At every dental follow-up visit, based on the patient's local and general health risk factors that will be evaluated by the dentist, the follow-ups should be at regular intervals of either three, six, nine, or 12 months at a maximum. These visits are crucial for monitoring the condition of the implant and surrounding tissues. Further, the oral hygiene techniques and aids used by patients should be reevaluated during every hygiene visit because oral hygiene plays the most important role in the success of the patient's implant restoration. Any signs of inflammation or infection should be addressed promptly to prevent complications.

What Is the Professional and Mechanical or Chemical Plaque Control?

Professional scaling is also regularly advisable in the clinic at the dental surgeon for all patients with dental implants every six months to one year for effective plaque removal and to prevent peri-implantitis (an infectious state that develops in the tissues surrounding dental implants). When professional care is combined with effective plaque control measures at home by the patient, it can keep the peri-implant soft tissue health in check, while preventing undesirable sequelae of infections associated with biologic or prosthetic implant failures. Based on this ideology of dental implant plaque control, treatment of gingivitis (gum inflammation due to bacteria) in other areas of the mouth is also always focused upon by the dentist to disrupt the regular biofilm that forms when home oral care is ineffective, over the enamel surface of the tooth.

Chemical plaque control can be done using chlorhexidine gluconate mouthwash, which is considered the gold standard in dentistry.

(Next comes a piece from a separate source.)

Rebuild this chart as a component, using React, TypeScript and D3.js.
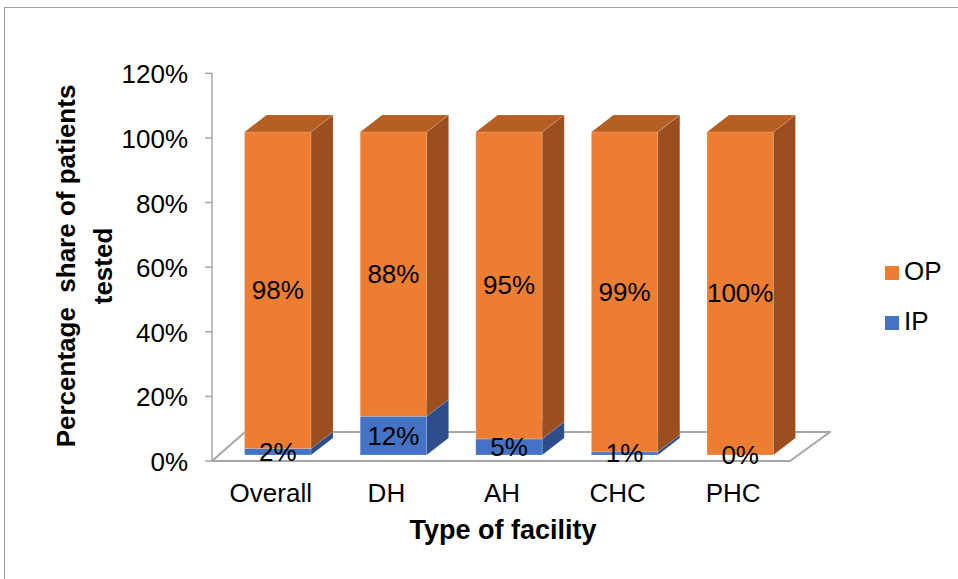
import React from "react";
import * as d3 from "d3";

const categories = ["Overall", "DH", "AH", "CHC", "PHC"];
const opValues = [0.98, 0.88, 0.95, 0.99, 1.0];
const ipValues = [0.02, 0.12, 0.05, 0.01, 0.0];
const yTicks = [0, 0.2, 0.4, 0.6, 0.8, 1.0, 1.2];
const seriesNames = ["OP", "IP"];

const W = 958;
const H = 579;
const FONT = "'Liberation Sans', Arial, Helvetica, sans-serif";
const FS = 26;

const colors = {
  OP: { front: "#ED7D31", side: "#9B4F1F", top: "#B55F24" },
  IP: { front: "#4472C4", side: "#2D4E8A", top: "#36609F" },
};

export default function App() {
  const x = d3.scaleBand<string>().domain(categories).range([212, 790]).padding(0);
  const yAxis = d3.scaleLinear().domain([0, 1.2]).range([461, 73.3]);
  const floorInset = 6;
  const yBar = d3
    .scaleLinear()
    .domain([0, 1.2])
    .range([yAxis(0) - floorInset, yAxis(1.2) - floorInset]);
  const fmt = d3.format(".0%");

  const floorDy = 29;
  const floorDxL = 33;
  const floorDxR = 40;
  const [fx0, fx1] = x.range();
  const fy = yAxis(0);

  const barW = x.bandwidth() * 0.575;
  const depthShift = 8;
  const bdx = 22;
  const bdy = 17;

  const bars: any[] = [];
  const labels: any[] = [];
  categories.forEach((c, i) => {
    const cx = (x(c) as number) + x.bandwidth() / 2 + depthShift;
    const bx = cx - barW / 2;
    const segs = [
      { name: "IP", v0: 0, v1: ipValues[i] },
      { name: "OP", v0: ipValues[i], v1: ipValues[i] + opValues[i] },
    ];
    segs.forEach((s) => {
      const col = (colors as any)[s.name];
      const yb = yBar(s.v0);
      const yt = yBar(s.v1);
      if (s.v1 - s.v0 > 0) {
        bars.push(
          <g key={`${c}-${s.name}`}>
            <rect x={bx} y={yt} width={barW} height={yb - yt} fill={col.front}
              stroke="#ffffff" strokeOpacity={0.3} strokeWidth={0.8} />
            <polygon
              points={`${bx + barW},${yb} ${bx + barW + bdx},${yb - bdy} ${bx + barW + bdx},${yt - bdy} ${bx + barW},${yt}`}
              fill={col.side} stroke="#ffffff" strokeOpacity={0.25} strokeWidth={0.6} />
            <polygon
              points={`${bx},${yt} ${bx + bdx},${yt - bdy} ${bx + barW + bdx},${yt - bdy} ${bx + barW},${yt}`}
              fill={col.top} stroke="#ffffff" strokeOpacity={0.25} strokeWidth={0.6} />
          </g>
        );
      }
      const val = s.name === "IP" ? ipValues[i] : opValues[i];
      labels.push(
        <text key={`l-${c}-${s.name}`} x={cx} y={(yb + yt) / 2 + 9} textAnchor="middle"
          fontFamily={FONT} fontSize={FS} fill="#000">
          {fmt(val)}
        </text>
      );
    });
  });

  return (
    <svg width={W} height={H} style={{ position: "absolute", left: 0, top: 0, background: "#fff" }}>
      <rect x={4.5} y={7.5} width={1000} height={700} fill="#fff" stroke="#A0A0A0" strokeWidth={1} />

      {/* floor */}
      <polygon
        points={`${fx0},${fy} ${fx1},${fy} ${fx1 + floorDxR},${fy - floorDy} ${fx0 + floorDxL},${fy - floorDy}`}
        fill="#fff" stroke="#A6A6A6" strokeWidth={2} strokeLinejoin="round" />

      {/* y axis */}
      <line x1={fx0} x2={fx0} y1={yAxis(1.2)} y2={yAxis(0)} stroke="#A6A6A6" strokeWidth={1.5} />
      {yTicks.map((t) => (
        <g key={t}>
          <line x1={fx0 - 7} x2={fx0} y1={yAxis(t)} y2={yAxis(t)} stroke="#A6A6A6" strokeWidth={1.5} />
          <text x={188} y={yAxis(t) + 10} textAnchor="end" fontFamily={FONT} fontSize={FS} fill="#000">
            {fmt(t)}
          </text>
        </g>
      ))}

      {bars}
      {labels}

      {/* category labels */}
      {categories.map((c) => (
        <text key={c} x={(x(c) as number) + x.bandwidth() / 2 + 1} y={502} textAnchor="middle"
          fontFamily={FONT} fontSize={FS} fill="#000">
          {c}
        </text>
      ))}

      <text x={(fx0 + fx1) / 2 + 2} y={539} textAnchor="middle" fontFamily={FONT} fontSize={27}
        fontWeight="bold" fill="#000">
        Type of facility
      </text>

      <g transform="translate(75,266) rotate(-90)">
        <text x={0} y={0} textAnchor="middle" fontFamily={FONT} fontSize={FS} fontWeight="bold" fill="#000"
          style={{ whiteSpace: "pre" }} xmlSpace="preserve">
          {"Percentage  share of patients"}
        </text>
        <text x={0} y={37} textAnchor="middle" fontFamily={FONT} fontSize={FS} fontWeight="bold" fill="#000">
          tested
        </text>
      </g>

      {/* legend */}
      {seriesNames.map((s, i) => (
        <g key={s} transform={`translate(885,${266 + i * 50})`}>
          <rect x={0} y={0} width={14} height={14} fill={(colors as any)[s].front} />
          <text x={19} y={14} fontFamily={FONT} fontSize={FS} fill="#000">
            {s}
          </text>
        </g>
      ))}
    </svg>
  );
}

Dentists have always recommended 0.2 percent chlorhexidine (CHX) mouthwashes over the decades as an efficacious gold standard antiplaque agent for regular use because CHX is primarily a bis-biguanide agent known for its potent broad-spectrum antibacterial activity. The dental implant specialist may also recommend interdental brushes, interproximal brushes or other modern-day mechanical forms of plaque control like water flossers.

Conclusion

At-home implant care should be a protocol maintained by all patients with dental implants, as instructed by their dental implant specialist. In-clinic or hospital examinations by the implant dentist are essential because the dental implant's survival rate depends upon its primary stability. As oral hygiene is one of the main factors, along with the patient's own oral and systemic factors, that impact this primary stability, in-clinic check-ups usually involve an interdisciplinary approach. This approach is mediated by a team of dental implant specialists, including the oral surgeon, the prosthodontist, the periodontist, and the oral radiologist. These multiple dental specialists should participate in the planning, execution, and maintenance phases to ensure the long-term success rates or outcomes of patients with dental implants. Professional scaling by the dentist, mechanical debridement, or chemical plaque control measures are some of the professional and chemical strategies currently adopted to prevent peri-implantitis.